In Fodas Denkweise haben Journalisten, die ihn kritisieren, eine persönliche Aversion. Er kann sich nicht vorstellen, dass es um die Sache geht. Der Ex-Sturm Graz-Trainer Foda wurde in der kleinen steirischen Medienwelt zwischen Kronen Zeitung und Kleine Zeitung, die ihm wohlgesonnen waren, sozialisiert. Als Teamchef stand er zeitweise im Kreuzfeuer der Medien. Foda versuchte dabei keine Miene zu verziehen, doch die Irritation darüber war ihm anzumerken.
„Wie ich über Fußball denke, kann er gar nicht wissen. Er hat mit mir noch nie gesprochen“, schimpfte Foda in Richtung der Aussagen von Ex-Teamspieler Klein. Foda übersieht dabei, dass ihm ein ganzes Land bei seiner Arbeit zusieht, er in dutzenden Interviews pro Jahr bereitwillig Auskunft gibt. Seine Idee von Fußball ist nach viereinhalb Jahren als Teamchef gläsern geworden.

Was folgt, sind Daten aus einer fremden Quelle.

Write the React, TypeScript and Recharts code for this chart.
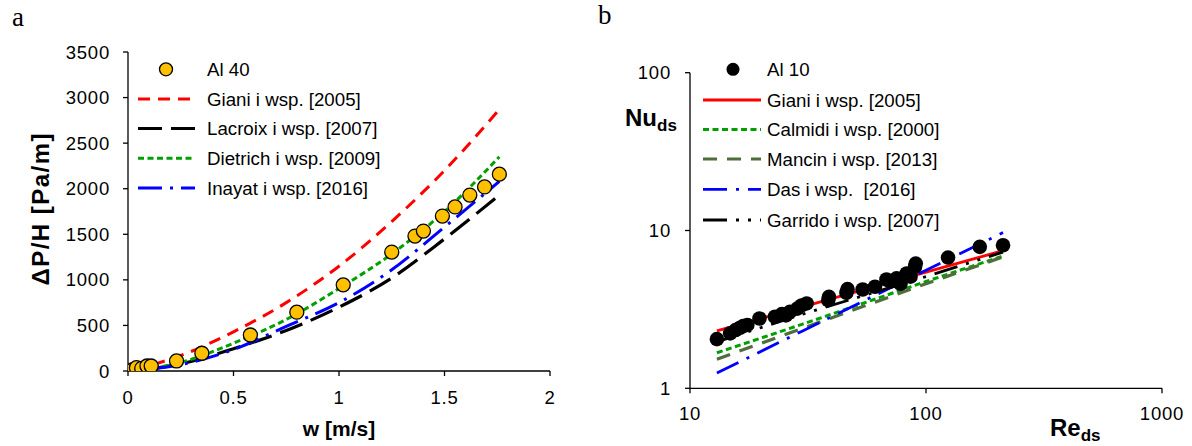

Im Abgang, das wird in Erinnerung bleiben, war Foda bitter – beleidigt und beleidigend. Er habe Erfolge vorzuweisen, betonte Foda „gegenüber einem Trainer wie Roman Mählich, der weniger erreicht hat“. ORF-Experte Mählich hatte mehrmals kritisiert, dass Fodas Spielweise nicht zu den Qualitäten der Spieler passe.
Foda verwechselte in seiner Abschieds-Wutrede, dass Kritik an seiner Arbeit, keine Kritik an seiner Person darstellt. Sie betraf seine Spielweise und seine Management-Fähigkeiten als Teamchef. Auch (und gerade ) die Fußballbranche braucht eine kritische Öffentlichkeit, die den handelnden Personen auf die Finger schaut. Foda inszenierte sich zum Abschied als Medienethiker, beklagte aber in Wahrheit Majestätsbeleidung – und blieb damit, was seine gesamte Teamchef-Ära umwehte: ein Missverständnis.